Sunday, 1 August 2010

Another art-dev diary update

Updates to the green-zones, incremental improvements to the billboards, painting 'shadow' under vegetation.
Dev-diary update at SimHQ



It's looking great considering how much detail we can't use. Currently we can't use the 2.32 engine due to lack of LOD distance control, and loading the levels with all the vegetation takes three times as long in the new version due to the extra processing required for veg culling. The detail in our production level map shows little performance difference between versions. Upgrading to a new version of the engine is becoming less attractive from a performance viewpoint. Which seems a bit silly but there you go.

In the background we have started preliminary design work on an all new rendering system, not for Combat-Helo but for a later project (again simulator related). This will incorporating object streaming and allow for very large terrains. This work isn't interfering with Combat-Helo, there will be no unnecessary delays in production.
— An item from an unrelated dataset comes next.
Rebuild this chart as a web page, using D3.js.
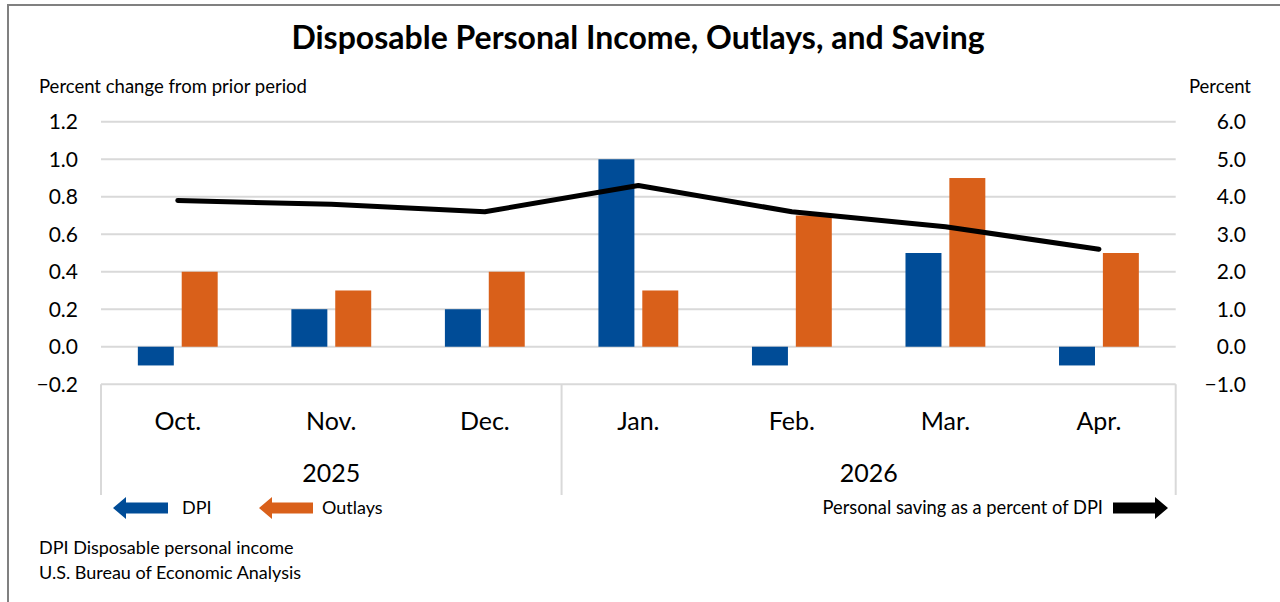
<!DOCTYPE html>
<html>
<head>
<meta charset="utf-8">
<script src="https://cdn.jsdelivr.net/npm/d3@7"></script>
<style>
  html, body { margin: 0; padding: 0; background: #fff; }
  svg { display: block; font-family: Lato, 'Open Sans', sans-serif; }
</style>
</head>
<body>
<svg id="chart" width="1280" height="602"></svg>
<script>
// data
const months = ['Oct.', 'Nov.', 'Dec.', 'Jan.', 'Feb.', 'Mar.', 'Apr.'];
const years = [
  { label: '2025', from: 'Oct.', to: 'Dec.' },
  { label: '2026', from: 'Jan.', to: 'Apr.' }
];
const dpi = [-0.1, 0.2, 0.2, 1.0, -0.1, 0.5, -0.1];
const outlays = [0.4, 0.3, 0.4, 0.3, 0.7, 0.9, 0.5];
const saving = [3.9, 3.8, 3.6, 4.3, 3.6, 3.2, 2.6];
const leftTicks = [-0.2, 0.0, 0.2, 0.4, 0.6, 0.8, 1.0, 1.2];
const rightTicks = [-1.0, 0.0, 1.0, 2.0, 3.0, 4.0, 5.0, 6.0];
const seriesNames = ['DPI', 'Outlays'];
const colors = { DPI: '#004C97', Outlays: '#D9601A', Saving: '#000000' };

const svg = d3.select('#chart');
const width = 1280, height = 602;
const plot = { left: 101, right: 1175.7, top: 121.8, bottom: 384.2 };

svg.append('rect').attr('width', width).attr('height', height).attr('fill', '#fff');

// outer frame (only left + top edges visible)
svg.append('path')
  .attr('d', `M8,${height} L8,5 L${width},5`)
  .attr('fill', 'none')
  .attr('stroke', '#808080')
  .attr('stroke-width', 2);

const x0 = d3.scaleBand()
  .domain(months)
  .range([plot.left, plot.right])
  .paddingInner(0.48)
  .paddingOuter(0.24);

const x1 = d3.scaleBand()
  .domain(seriesNames)
  .range([0, x0.bandwidth()])
  .paddingInner(0.18);

const yL = d3.scaleLinear().domain([-0.2, 1.2]).range([plot.bottom, plot.top]);
const yR = d3.scaleLinear().domain([-1.0, 6.0]).range([plot.bottom, plot.top]);

const step = x0.step();
const cx = m => x0(m) + x0.bandwidth() / 2;

// gridlines
svg.append('g')
  .selectAll('line')
  .data(leftTicks)
  .join('line')
  .attr('x1', plot.left)
  .attr('x2', plot.right)
  .attr('y1', d => yL(d))
  .attr('y2', d => yL(d))
  .attr('stroke', '#d9d9d9')
  .attr('stroke-width', 2);

// category box below plot
const boxBottom = 495;
const dividers = [plot.left, x0('Jan.') - x0.step() * x0.paddingInner() / 2, plot.right];
svg.append('g')
  .selectAll('line')
  .data(dividers)
  .join('line')
  .attr('x1', d => d)
  .attr('x2', d => d)
  .attr('y1', plot.bottom)
  .attr('y2', boxBottom)
  .attr('stroke', '#d9d9d9')
  .attr('stroke-width', 2);

// bars
const barData = months.flatMap((m, i) => [
  { month: m, key: 'DPI', value: dpi[i] },
  { month: m, key: 'Outlays', value: outlays[i] }
]);

svg.append('g')
  .selectAll('rect')
  .data(barData)
  .join('rect')
  .attr('x', d => x0(d.month) + x1(d.key))
  .attr('width', x1.bandwidth())
  .attr('y', d => yL(Math.max(0, d.value)))
  .attr('height', d => Math.abs(yL(d.value) - yL(0)))
  .attr('fill', d => colors[d.key]);

// saving line
const line = d3.line()
  .x((d, i) => cx(months[i]))
  .y(d => yR(d));

svg.append('path')
  .datum(saving)
  .attr('d', line)
  .attr('fill', 'none')
  .attr('stroke', colors.Saving)
  .attr('stroke-width', 5)
  .attr('stroke-linecap', 'round')
  .attr('stroke-linejoin', 'round');

// left axis labels
svg.append('g')
  .selectAll('text')
  .data(leftTicks)
  .join('text')
  .attr('x', 78)
  .attr('y', d => yL(d))
  .attr('dy', '0.35em')
  .attr('text-anchor', 'end')
  .attr('font-size', 21)
  .attr('fill', '#000')
  .text(d => d3.format('.1f')(d).replace('-', '\u2212'));

// right axis labels
svg.append('g')
  .selectAll('text')
  .data(rightTicks)
  .join('text')
  .attr('x', 1246)
  .attr('y', d => yR(d))
  .attr('dy', '0.35em')
  .attr('text-anchor', 'end')
  .attr('font-size', 21)
  .attr('fill', '#000')
  .text(d => d3.format('.1f')(d).replace('-', '\u2212'));

// month labels
svg.append('g')
  .selectAll('text')
  .data(months)
  .join('text')
  .attr('x', d => cx(d))
  .attr('y', 430)
  .attr('text-anchor', 'middle')
  .attr('font-size', 25)
  .attr('fill', '#000')
  .text(d => d);

// year labels
svg.append('g')
  .selectAll('text')
  .data(years)
  .join('text')
  .attr('x', d => (x0(d.from) - step * x0.paddingInner() / 2 + x0(d.to) + x0.bandwidth() + step * x0.paddingInner() / 2) / 2)
  .attr('y', 482)
  .attr('text-anchor', 'middle')
  .attr('font-size', 25)
  .attr('fill', '#000')
  .text(d => d.label);

// title + axis titles
svg.append('text')
  .attr('x', 638)
  .attr('y', 49)
  .attr('text-anchor', 'middle')
  .attr('font-size', 32)
  .attr('font-weight', 'bold')
  .text('Disposable Personal Income, Outlays, and Saving');

svg.append('text')
  .attr('x', 39)
  .attr('y', 93)
  .attr('font-size', 18.5)
  .text('Percent change from prior period');

svg.append('text')
  .attr('x', 1251)
  .attr('y', 93)
  .attr('text-anchor', 'end')
  .attr('font-size', 18.5)
  .text('Percent');

// legend arrows
function arrow(g, xTail, xHead, yc, color) {
  const dir = Math.sign(xHead - xTail);
  const headLen = 13, bar = 5.5, head = 11;
  const xb = xHead - dir * headLen;
  g.append('path')
    .attr('d', `M${xTail},${yc - bar} L${xb},${yc - bar} L${xb},${yc - head} L${xHead},${yc} L${xb},${yc + head} L${xb},${yc + bar} L${xTail},${yc + bar} Z`)
    .attr('fill', color);
}
const legend = svg.append('g');
const legendY = 508;
arrow(legend, 168, 113, legendY, colors.DPI);
legend.append('text').attr('x', 182).attr('y', legendY).attr('dy', '0.35em')
  .attr('font-size', 18).text('DPI');
arrow(legend, 313, 259, legendY, colors.Outlays);
legend.append('text').attr('x', 322).attr('y', legendY).attr('dy', '0.35em')
  .attr('font-size', 18).text('Outlays');
arrow(legend, 1113, 1168, legendY, colors.Saving);
legend.append('text').attr('x', 1103).attr('y', legendY).attr('dy', '0.35em')
  .attr('text-anchor', 'end')
  .attr('font-size', 18.3).text('Personal saving as a percent of DPI');

// notes
svg.append('text').attr('x', 39).attr('y', 554).attr('font-size', 18)
  .text('DPI Disposable personal income');
svg.append('text').attr('x', 39).attr('y', 579).attr('font-size', 18)
  .text('U.S. Bureau of Economic Analysis');
</script>
</body>
</html>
I'm currently working on aircraft data import, the part that takes a data-file (profile) of an aircraft (helicopter, fixed wing, hot-air balloon etc) and builds an instance of a class that tells it how it flies. Our FFD (Free Flight Dynamics, or Freds Fantastic DLL) class is pretty flexible, a specialist physics engine of it's own.

One of the more interesting features are the virtual helicopter controls. Your control inputs are sent to "virtual controls" which then have any necessary trim by AI/AFCS or other input shaping applied. The virtual cyclic can be set to match throw of your actual joystick, you set the ratio of your joystick to that of a full size 70cm cyclic. So if you're using a 20 cm tall stick, setting the joystick length to a value of 20 will correct the input as if you have a 70cm floor standing cyclic. It uses a non-linear function to still give you 100% cyclic throw (shaped after 20% so you can still apply fine control inputs).

We'll be discussing the Auto Trim feature at a later date. It's so simple most pilots will never know it's there.